── Available data ──
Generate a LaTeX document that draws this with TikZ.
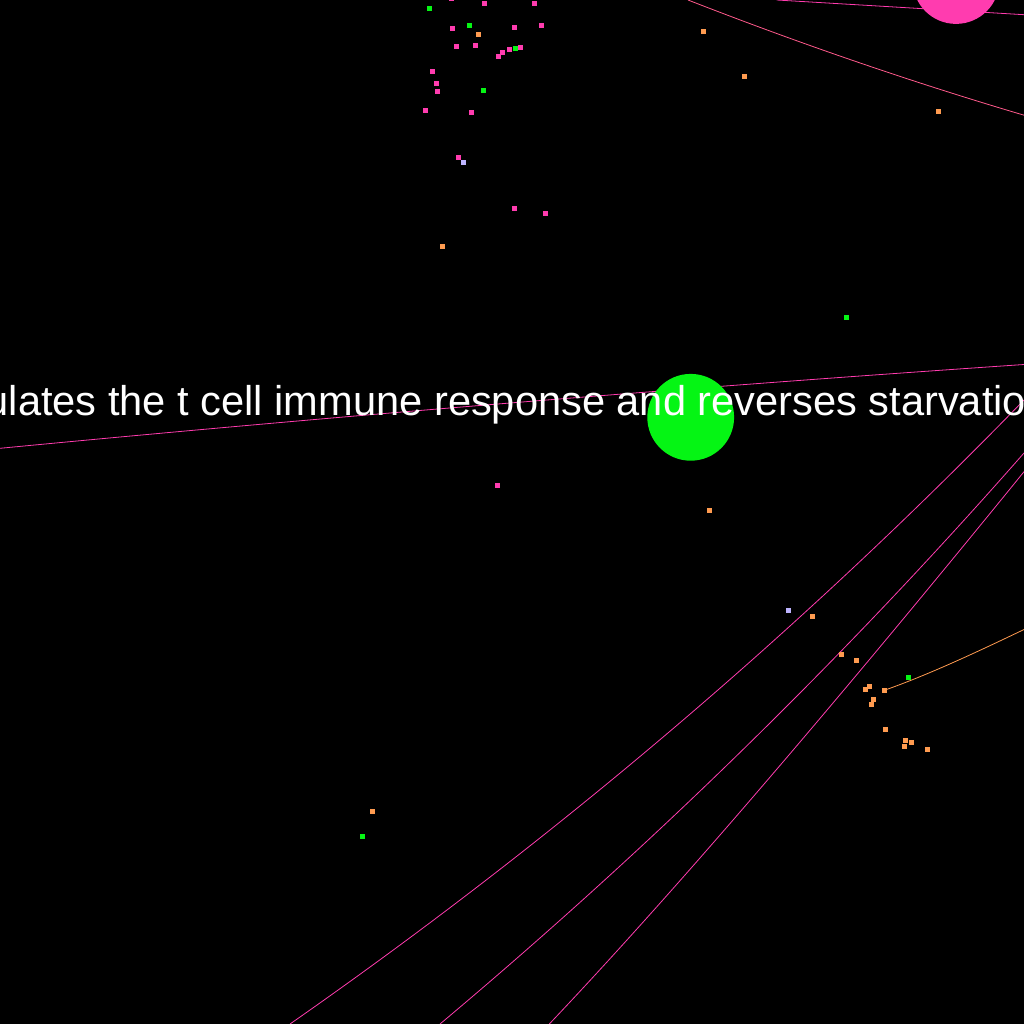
\documentclass[tikz,border=0pt]{standalone}
\usepackage{fontspec}
\setmainfont{Liberation Sans}
\definecolor{cpink}{RGB}{255,60,175}
\definecolor{cgreen}{RGB}{5,245,20}
\definecolor{corange}{RGB}{255,155,80}
\definecolor{clav}{RGB}{190,180,255}
\definecolor{csalmon}{RGB}{255,90,140}
\tikzset{
  dotbox/.style={rectangle,inner sep=0pt,minimum size=5pt,draw=none},
  pdot/.style={dotbox,fill=cpink},
  gdot/.style={dotbox,fill=cgreen},
  odot/.style={dotbox,fill=corange},
  ldot/.style={dotbox,fill=clav},
  edgeline/.style={line width=0.8pt},
  bigcirc/.style={circle,inner sep=0pt,minimum size=86.8pt,draw=none},
}
\begin{document}
\begin{tikzpicture}[x=1pt,y=-1pt]
\fill[black] (0,0) rectangle (1024,1024);
\useasboundingbox (0,0) rectangle (1024,1024);
% endpoints of connectors (at canvas edges)
\coordinate (h0) at (0,448.3);
\coordinate (h1) at (1024,364.5);
\coordinate (t1a) at (688,0);
\coordinate (t1b) at (1024,115.2);
\coordinate (t2a) at (776.7,0);
\coordinate (t2b) at (1024,14.7);
\coordinate (la0) at (290,1024);
\coordinate (la1) at (1024,400);
\coordinate (lb0) at (440,1024);
\coordinate (lb1) at (1024,453);
\coordinate (lc0) at (549.3,1024);
\coordinate (lc1) at (1024,471.7);
\coordinate (or1) at (1024,629.5);
% hub node for the orange edge
\node[odot] (ohub) at (884.3,690.3) {};
% connectors
\draw[edgeline,cpink] (h0) .. controls (341.3,415.6) and (682.7,387.7) .. (h1);
\draw[edgeline,csalmon] (t1a) .. controls (800,43.7) and (912,82.1) .. (t1b);
\draw[edgeline,cpink] (t2a) -- (t2b);
\draw[edgeline,cpink] (la0) .. controls (555.1,839) and (799.7,631) .. (la1);
\draw[edgeline,cpink] (lb0) .. controls (650.7,847.1) and (845.3,656.7) .. (lb1);
\draw[edgeline,cpink] (lc0) .. controls (672,894.5) and (830.2,710.4) .. (lc1);
\draw[edgeline,corange] (ohub) .. controls (930,674) and (977,652) .. (or1);
% big circles
\node[bigcirc,fill=cpink] (pinkhub) at (956,-19.5) {};
\node[bigcirc,fill=cgreen] (greenhub) at (690.7,417.3) {};
% small dots
\foreach \x/\y [count=\i] in {451.3/-1.5,484.3/3.3,534.3/3.3,452.3/28.3,514.3/27.3,541.3/25.3,456.3/46.3,475.3/45.3,502.3/52.3,509.3/49.3,520.3/47.3,498.3/56.3,432.3/71.3,436.3/83.3,437.3/91.3,425.3/110.3,471.3/112.3,458.3/157.3,514.3/208.3,545.3/213.3,497.3/485.3}
  \node[pdot] (p\i) at (\x,\y) {};
\foreach \x/\y [count=\i] in {429.3/8.3,469.3/25.3,515.3/48.3,483.3/90.3,846.3/317.3,908.3/677.3,362.3/836.3}
  \node[gdot] (g\i) at (\x,\y) {};
\foreach \x/\y [count=\i] in {478.3/34.3,442.3/246.3,703.3/31.3,744.3/76.3,938.3/111.3,709.3/510.3,812.3/616.3,372.3/811.3,841.3/654.3,856.3/660.3,869.3/686.3,865.3/689.3,873.3/699.3,871.3/704.3,885.3/729.3,905.3/740.3,911.3/742.3,904.3/746.3,927.3/749.3}
  \node[odot] (o\i) at (\x,\y) {};
\node[ldot] (l1) at (463.3,162.3) {};
\node[ldot] (l2) at (788.3,610.3) {};
% label
\node[anchor=base west,inner sep=0pt,text=white,font=\fontsize{41.6}{50}\selectfont] (lbl) at (-14.5,415.3) {ulates the t cell immune response and reverses starvatio};
\end{tikzpicture}
\end{document}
───
Exercise objective. Would you return the data exactly as written, without the pictures?

Answer to the problem.
Generate a LaTeX document that draws this with TikZ.
\documentclass[tikz,border=0pt]{standalone}
\usepackage{fontspec}
\setmainfont{Liberation Sans}
\definecolor{cpink}{RGB}{255,60,175}
\definecolor{cgreen}{RGB}{5,245,20}
\definecolor{corange}{RGB}{255,155,80}
\definecolor{clav}{RGB}{190,180,255}
\definecolor{csalmon}{RGB}{255,90,140}
\tikzset{
  dotbox/.style={rectangle,inner sep=0pt,minimum size=5pt,draw=none},
  pdot/.style={dotbox,fill=cpink},
  gdot/.style={dotbox,fill=cgreen},
  odot/.style={dotbox,fill=corange},
  ldot/.style={dotbox,fill=clav},
  edgeline/.style={line width=0.8pt},
  bigcirc/.style={circle,inner sep=0pt,minimum size=86.8pt,draw=none},
}
\begin{document}
\begin{tikzpicture}[x=1pt,y=-1pt]
\fill[black] (0,0) rectangle (1024,1024);
\useasboundingbox (0,0) rectangle (1024,1024);
% endpoints of connectors (at canvas edges)
\coordinate (h0) at (0,448.3);
\coordinate (h1) at (1024,364.5);
\coordinate (t1a) at (688,0);
\coordinate (t1b) at (1024,115.2);
\coordinate (t2a) at (776.7,0);
\coordinate (t2b) at (1024,14.7);
\coordinate (la0) at (290,1024);
\coordinate (la1) at (1024,400);
\coordinate (lb0) at (440,1024);
\coordinate (lb1) at (1024,453);
\coordinate (lc0) at (549.3,1024);
\coordinate (lc1) at (1024,471.7);
\coordinate (or1) at (1024,629.5);
% hub node for the orange edge
\node[odot] (ohub) at (884.3,690.3) {};
% connectors
\draw[edgeline,cpink] (h0) .. controls (341.3,415.6) and (682.7,387.7) .. (h1);
\draw[edgeline,csalmon] (t1a) .. controls (800,43.7) and (912,82.1) .. (t1b);
\draw[edgeline,cpink] (t2a) -- (t2b);
\draw[edgeline,cpink] (la0) .. controls (555.1,839) and (799.7,631) .. (la1);
\draw[edgeline,cpink] (lb0) .. controls (650.7,847.1) and (845.3,656.7) .. (lb1);
\draw[edgeline,cpink] (lc0) .. controls (672,894.5) and (830.2,710.4) .. (lc1);
\draw[edgeline,corange] (ohub) .. controls (930,674) and (977,652) .. (or1);
% big circles
\node[bigcirc,fill=cpink] (pinkhub) at (956,-19.5) {};
\node[bigcirc,fill=cgreen] (greenhub) at (690.7,417.3) {};
% small dots
\foreach \x/\y [count=\i] in {451.3/-1.5,484.3/3.3,534.3/3.3,452.3/28.3,514.3/27.3,541.3/25.3,456.3/46.3,475.3/45.3,502.3/52.3,509.3/49.3,520.3/47.3,498.3/56.3,432.3/71.3,436.3/83.3,437.3/91.3,425.3/110.3,471.3/112.3,458.3/157.3,514.3/208.3,545.3/213.3,497.3/485.3}
  \node[pdot] (p\i) at (\x,\y) {};
\foreach \x/\y [count=\i] in {429.3/8.3,469.3/25.3,515.3/48.3,483.3/90.3,846.3/317.3,908.3/677.3,362.3/836.3}
  \node[gdot] (g\i) at (\x,\y) {};
\foreach \x/\y [count=\i] in {478.3/34.3,442.3/246.3,703.3/31.3,744.3/76.3,938.3/111.3,709.3/510.3,812.3/616.3,372.3/811.3,841.3/654.3,856.3/660.3,869.3/686.3,865.3/689.3,873.3/699.3,871.3/704.3,885.3/729.3,905.3/740.3,911.3/742.3,904.3/746.3,927.3/749.3}
  \node[odot] (o\i) at (\x,\y) {};
\node[ldot] (l1) at (463.3,162.3) {};
\node[ldot] (l2) at (788.3,610.3) {};
% label
\node[anchor=base west,inner sep=0pt,text=white,font=\fontsize{41.6}{50}\selectfont] (lbl) at (-14.5,415.3) {ulates the t cell immune response and reverses starvatio};
\end{tikzpicture}
\end{document}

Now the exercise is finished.